● **Data excerpt**
Begin

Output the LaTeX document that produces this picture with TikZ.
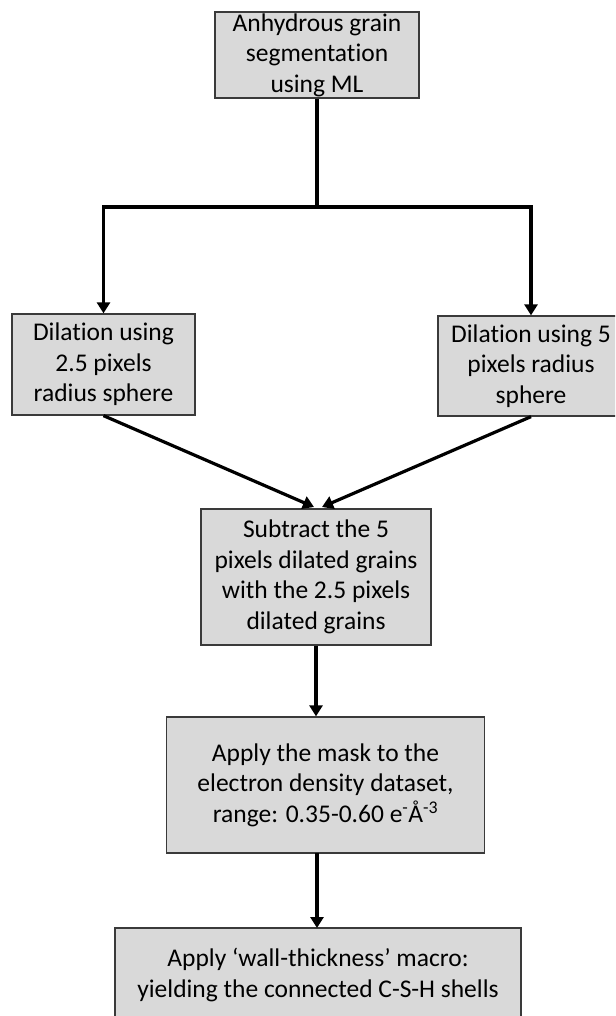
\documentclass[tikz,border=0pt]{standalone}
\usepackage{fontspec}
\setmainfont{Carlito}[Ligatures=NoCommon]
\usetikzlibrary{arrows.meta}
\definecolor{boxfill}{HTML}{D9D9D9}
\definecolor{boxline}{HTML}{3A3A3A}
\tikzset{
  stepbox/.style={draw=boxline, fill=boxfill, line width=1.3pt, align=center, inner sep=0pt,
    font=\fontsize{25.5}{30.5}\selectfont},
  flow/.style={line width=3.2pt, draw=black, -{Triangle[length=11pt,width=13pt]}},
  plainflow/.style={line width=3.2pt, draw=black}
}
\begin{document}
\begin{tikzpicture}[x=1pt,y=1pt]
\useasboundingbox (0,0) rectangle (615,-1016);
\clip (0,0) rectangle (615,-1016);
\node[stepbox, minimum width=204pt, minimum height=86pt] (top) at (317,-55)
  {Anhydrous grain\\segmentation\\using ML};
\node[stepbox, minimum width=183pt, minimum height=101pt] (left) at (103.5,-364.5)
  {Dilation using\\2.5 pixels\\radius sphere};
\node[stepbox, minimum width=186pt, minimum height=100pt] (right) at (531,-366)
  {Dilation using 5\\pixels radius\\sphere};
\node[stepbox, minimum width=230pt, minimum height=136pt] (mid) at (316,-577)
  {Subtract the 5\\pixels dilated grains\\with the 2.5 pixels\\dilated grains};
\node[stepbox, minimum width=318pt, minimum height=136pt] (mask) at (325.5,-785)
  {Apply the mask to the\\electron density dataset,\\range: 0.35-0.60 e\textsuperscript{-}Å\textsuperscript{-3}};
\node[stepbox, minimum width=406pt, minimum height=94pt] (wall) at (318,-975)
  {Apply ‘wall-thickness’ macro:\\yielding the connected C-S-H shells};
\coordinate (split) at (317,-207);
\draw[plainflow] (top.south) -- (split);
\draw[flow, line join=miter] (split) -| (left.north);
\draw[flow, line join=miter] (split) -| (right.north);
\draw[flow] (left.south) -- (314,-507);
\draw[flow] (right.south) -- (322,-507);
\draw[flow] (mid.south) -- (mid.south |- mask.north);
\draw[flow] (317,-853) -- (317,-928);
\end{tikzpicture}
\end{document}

End

● **Aim of the task**
Count how many lines of the listing above include "with" and report that number alone.

● **The reply**
2